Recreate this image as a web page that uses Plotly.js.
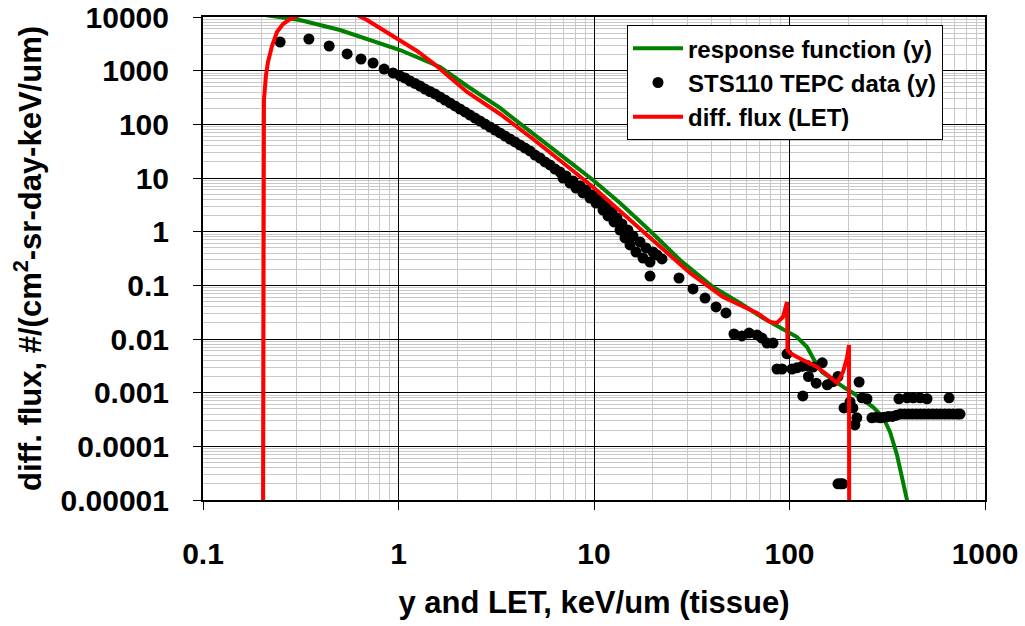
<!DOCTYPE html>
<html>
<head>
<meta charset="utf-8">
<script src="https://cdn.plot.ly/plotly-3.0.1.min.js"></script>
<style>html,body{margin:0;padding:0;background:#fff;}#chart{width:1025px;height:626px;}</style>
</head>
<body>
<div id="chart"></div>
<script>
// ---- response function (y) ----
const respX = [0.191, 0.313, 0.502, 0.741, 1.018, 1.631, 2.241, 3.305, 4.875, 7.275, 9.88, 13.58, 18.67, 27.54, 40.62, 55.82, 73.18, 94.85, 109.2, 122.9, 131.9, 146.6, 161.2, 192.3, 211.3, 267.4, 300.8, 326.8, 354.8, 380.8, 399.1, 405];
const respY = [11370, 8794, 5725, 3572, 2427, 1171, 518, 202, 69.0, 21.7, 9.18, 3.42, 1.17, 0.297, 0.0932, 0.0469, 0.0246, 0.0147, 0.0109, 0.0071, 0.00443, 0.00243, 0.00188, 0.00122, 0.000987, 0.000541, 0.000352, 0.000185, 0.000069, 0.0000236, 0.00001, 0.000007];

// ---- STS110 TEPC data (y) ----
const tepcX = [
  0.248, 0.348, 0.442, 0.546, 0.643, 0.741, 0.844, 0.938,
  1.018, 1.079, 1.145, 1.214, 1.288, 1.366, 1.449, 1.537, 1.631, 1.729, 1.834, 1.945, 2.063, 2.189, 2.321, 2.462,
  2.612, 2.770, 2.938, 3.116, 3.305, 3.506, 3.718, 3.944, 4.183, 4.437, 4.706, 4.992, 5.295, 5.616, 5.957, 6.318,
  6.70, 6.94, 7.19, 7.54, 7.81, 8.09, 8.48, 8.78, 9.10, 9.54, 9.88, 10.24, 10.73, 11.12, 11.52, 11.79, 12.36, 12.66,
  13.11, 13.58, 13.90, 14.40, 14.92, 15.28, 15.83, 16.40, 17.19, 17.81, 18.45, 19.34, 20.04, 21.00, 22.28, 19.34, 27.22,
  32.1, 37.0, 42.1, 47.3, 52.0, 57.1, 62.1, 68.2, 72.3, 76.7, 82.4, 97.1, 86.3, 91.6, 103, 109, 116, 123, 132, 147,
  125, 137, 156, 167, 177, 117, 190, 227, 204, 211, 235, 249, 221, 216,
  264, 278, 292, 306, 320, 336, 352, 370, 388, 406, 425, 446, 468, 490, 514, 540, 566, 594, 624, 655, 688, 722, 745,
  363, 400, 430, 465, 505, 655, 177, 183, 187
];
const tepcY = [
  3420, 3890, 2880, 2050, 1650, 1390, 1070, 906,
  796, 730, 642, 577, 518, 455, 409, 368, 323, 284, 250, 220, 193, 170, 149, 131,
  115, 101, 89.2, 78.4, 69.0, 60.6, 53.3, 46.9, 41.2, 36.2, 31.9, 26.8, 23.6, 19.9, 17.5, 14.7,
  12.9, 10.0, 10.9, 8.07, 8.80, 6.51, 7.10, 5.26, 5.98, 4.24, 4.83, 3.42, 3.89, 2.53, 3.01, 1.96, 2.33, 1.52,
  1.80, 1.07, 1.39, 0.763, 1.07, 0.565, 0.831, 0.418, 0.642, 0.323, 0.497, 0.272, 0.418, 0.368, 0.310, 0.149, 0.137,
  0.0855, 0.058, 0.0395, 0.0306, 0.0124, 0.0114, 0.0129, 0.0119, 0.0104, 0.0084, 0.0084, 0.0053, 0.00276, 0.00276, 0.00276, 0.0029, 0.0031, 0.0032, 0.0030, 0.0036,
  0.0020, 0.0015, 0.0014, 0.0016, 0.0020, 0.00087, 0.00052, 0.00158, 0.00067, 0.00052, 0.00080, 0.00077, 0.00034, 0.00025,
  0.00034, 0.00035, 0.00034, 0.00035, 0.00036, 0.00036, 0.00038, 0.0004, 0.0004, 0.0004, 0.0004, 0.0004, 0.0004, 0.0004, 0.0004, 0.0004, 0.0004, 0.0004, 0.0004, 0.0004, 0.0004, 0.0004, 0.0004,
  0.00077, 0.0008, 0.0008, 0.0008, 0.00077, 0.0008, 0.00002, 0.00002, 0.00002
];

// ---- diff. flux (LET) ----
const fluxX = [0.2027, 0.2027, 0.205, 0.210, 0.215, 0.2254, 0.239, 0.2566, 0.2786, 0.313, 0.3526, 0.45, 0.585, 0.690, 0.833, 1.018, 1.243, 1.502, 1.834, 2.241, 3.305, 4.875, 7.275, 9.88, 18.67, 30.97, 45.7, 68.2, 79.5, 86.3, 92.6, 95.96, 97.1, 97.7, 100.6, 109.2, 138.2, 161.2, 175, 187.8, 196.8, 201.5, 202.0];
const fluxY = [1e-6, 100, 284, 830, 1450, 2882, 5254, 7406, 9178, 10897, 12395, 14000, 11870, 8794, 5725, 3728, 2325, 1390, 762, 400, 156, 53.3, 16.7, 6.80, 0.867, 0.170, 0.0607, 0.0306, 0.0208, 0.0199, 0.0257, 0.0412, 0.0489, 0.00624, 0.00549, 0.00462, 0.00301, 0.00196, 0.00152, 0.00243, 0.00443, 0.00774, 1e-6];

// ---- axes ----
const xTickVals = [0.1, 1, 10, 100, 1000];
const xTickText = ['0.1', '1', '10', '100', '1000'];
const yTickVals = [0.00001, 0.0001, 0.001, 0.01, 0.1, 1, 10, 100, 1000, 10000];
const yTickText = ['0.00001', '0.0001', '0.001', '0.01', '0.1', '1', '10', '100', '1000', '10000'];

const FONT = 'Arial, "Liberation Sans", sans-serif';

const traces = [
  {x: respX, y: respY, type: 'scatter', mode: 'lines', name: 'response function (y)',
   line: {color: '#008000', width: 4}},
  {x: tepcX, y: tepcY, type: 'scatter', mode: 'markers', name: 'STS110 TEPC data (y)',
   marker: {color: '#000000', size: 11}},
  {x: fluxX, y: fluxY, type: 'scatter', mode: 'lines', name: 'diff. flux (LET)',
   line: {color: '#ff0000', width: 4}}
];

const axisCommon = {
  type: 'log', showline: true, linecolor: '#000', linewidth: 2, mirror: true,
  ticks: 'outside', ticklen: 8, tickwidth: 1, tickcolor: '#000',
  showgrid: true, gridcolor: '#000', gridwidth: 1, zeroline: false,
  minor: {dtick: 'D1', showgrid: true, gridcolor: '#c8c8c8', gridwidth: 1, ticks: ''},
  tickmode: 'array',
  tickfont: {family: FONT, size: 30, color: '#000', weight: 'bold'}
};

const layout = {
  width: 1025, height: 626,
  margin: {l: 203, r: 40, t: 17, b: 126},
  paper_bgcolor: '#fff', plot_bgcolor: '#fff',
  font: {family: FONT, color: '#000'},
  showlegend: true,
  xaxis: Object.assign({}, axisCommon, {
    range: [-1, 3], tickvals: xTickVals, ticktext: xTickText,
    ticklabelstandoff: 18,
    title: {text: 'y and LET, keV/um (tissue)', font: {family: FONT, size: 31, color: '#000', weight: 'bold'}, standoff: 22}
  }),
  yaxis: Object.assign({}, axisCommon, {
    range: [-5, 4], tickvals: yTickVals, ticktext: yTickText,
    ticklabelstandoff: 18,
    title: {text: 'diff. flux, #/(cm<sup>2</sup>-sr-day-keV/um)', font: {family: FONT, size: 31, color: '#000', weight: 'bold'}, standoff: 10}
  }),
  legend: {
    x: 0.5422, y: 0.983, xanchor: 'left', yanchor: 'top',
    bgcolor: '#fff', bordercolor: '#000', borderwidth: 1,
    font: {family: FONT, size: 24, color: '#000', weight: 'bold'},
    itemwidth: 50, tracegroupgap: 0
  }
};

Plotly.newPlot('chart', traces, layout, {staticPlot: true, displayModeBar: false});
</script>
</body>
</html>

:::

Task brief — Pictures are excluded; extract exactly the lines from the start of the data through the line that holds "0.0000236, 0.00001, 0.000007];", both ends included.

Solution for this problem —
Recreate this image as a web page that uses Plotly.js.
<!DOCTYPE html>
<html>
<head>
<meta charset="utf-8">
<script src="https://cdn.plot.ly/plotly-3.0.1.min.js"></script>
<style>html,body{margin:0;padding:0;background:#fff;}#chart{width:1025px;height:626px;}</style>
</head>
<body>
<div id="chart"></div>
<script>
// ---- response function (y) ----
const respX = [0.191, 0.313, 0.502, 0.741, 1.018, 1.631, 2.241, 3.305, 4.875, 7.275, 9.88, 13.58, 18.67, 27.54, 40.62, 55.82, 73.18, 94.85, 109.2, 122.9, 131.9, 146.6, 161.2, 192.3, 211.3, 267.4, 300.8, 326.8, 354.8, 380.8, 399.1, 405];
const respY = [11370, 8794, 5725, 3572, 2427, 1171, 518, 202, 69.0, 21.7, 9.18, 3.42, 1.17, 0.297, 0.0932, 0.0469, 0.0246, 0.0147, 0.0109, 0.0071, 0.00443, 0.00243, 0.00188, 0.00122, 0.000987, 0.000541, 0.000352, 0.000185, 0.000069, 0.0000236, 0.00001, 0.000007];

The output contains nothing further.